Suzhou projects its allure abroad
By Yang Feiyue
China Daily

Canal scenes are among Suzhou's charms. The city in Jiangsu province is also known for its classical gardens, pagodas, whitewashed housing, local cuisine and art.[Photo provided to China Daily]

Jiangsu province's Suzhou has long been a celebrated national destination and, increasingly, an international attraction, in no small part because of concerted efforts to draw overseas globetrotters.

The number of annual visitors from abroad has continued to increase since 2014. Over 2 million arrived last year, 6 percent more than in 2016, the city's tourism bureau's deputy director Lu Feng says.

About 1.76 million spent at least a night in the city in 2017.

Japan, South Korea and the United States are the top source countries for visitors, Lu says.

Suzhou's tourism authority has launched a yearlong "Made in Suzhou" campaign that highlights the most distinctive local offerings, such as silk, local cuisine and art, in North America since June 2017.

Its social media accounts, including Facebook, Twitter and Instagram, have garnered nearly a quarter of a million followers and over 25 million hits on the continent.

"The United States and Canada have relatively large populations and relatively strong consumption power," Lu says.

And the exchange rate of the US dollar against the yuan has been relatively steady compared with the euro, he explains.

The city also began to make inroads in Europe last year.

"We want to show them that we have profound history and very distinctive culture and, at the same time, offer the most modern lifestyle," Lu says.

Suzhou's canal networks have earned it the nickname, "China's Venice".

Nine of its classical gardens are inscribed on the UNESCO World Heritage List, and 11 sites along the city's canals are on the UNESCO World Culture Heritage List.

Suzhou is about half an hour from Shanghai Hongqiao International Airport via high-speed rail.
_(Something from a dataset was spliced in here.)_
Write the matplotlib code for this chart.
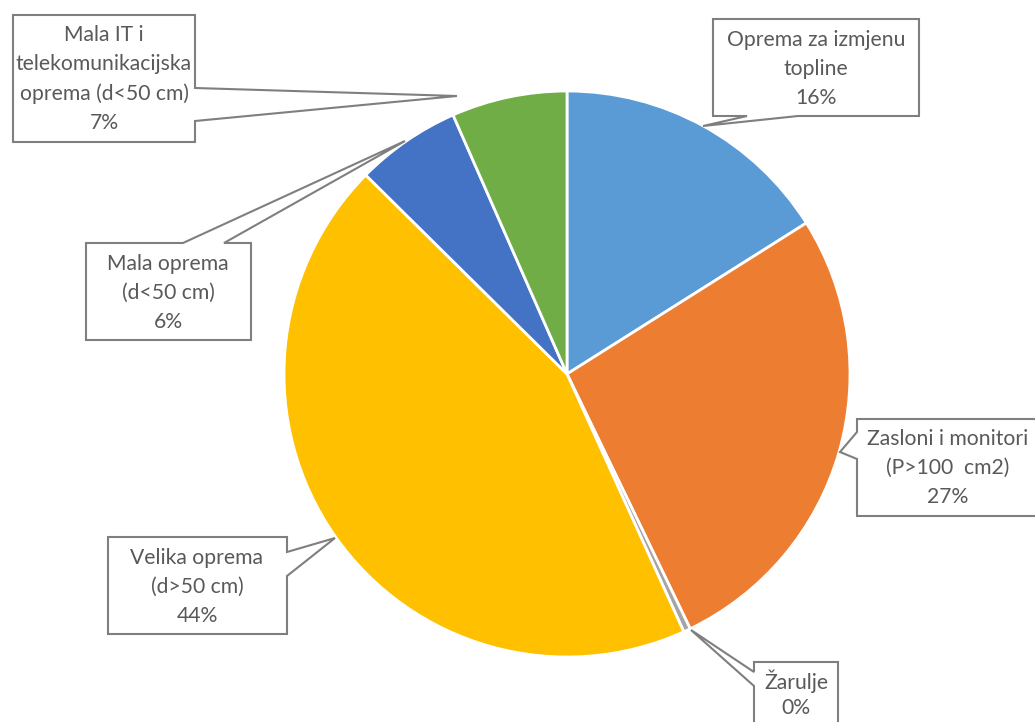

Visitors can pick and brew tea at Taihu Lake's Dongshan Mountain in springtime.

Seasonal gourmet food is served year-round.

Foreign visitors enjoy visiting ordinary families' homes and learning how to make such local delicacies as wonton.

Some join interactive experiences with local artisans, such as making fans, cultivating bonsai and creating oil-paper umbrellas.

International visitors can also go backstage to watch Kunqu Opera performers apply their elaborate makeup and even try it on themselves.

Suzhou plans to work with travel agencies to develop customized tours for international visitors.

About 90 travel companies in North America offer 380 Suzhou packages, Lu says.

Indeed, it seems Suzhou will likely continue to attract more international visitors with its modern approach and ancient appeal.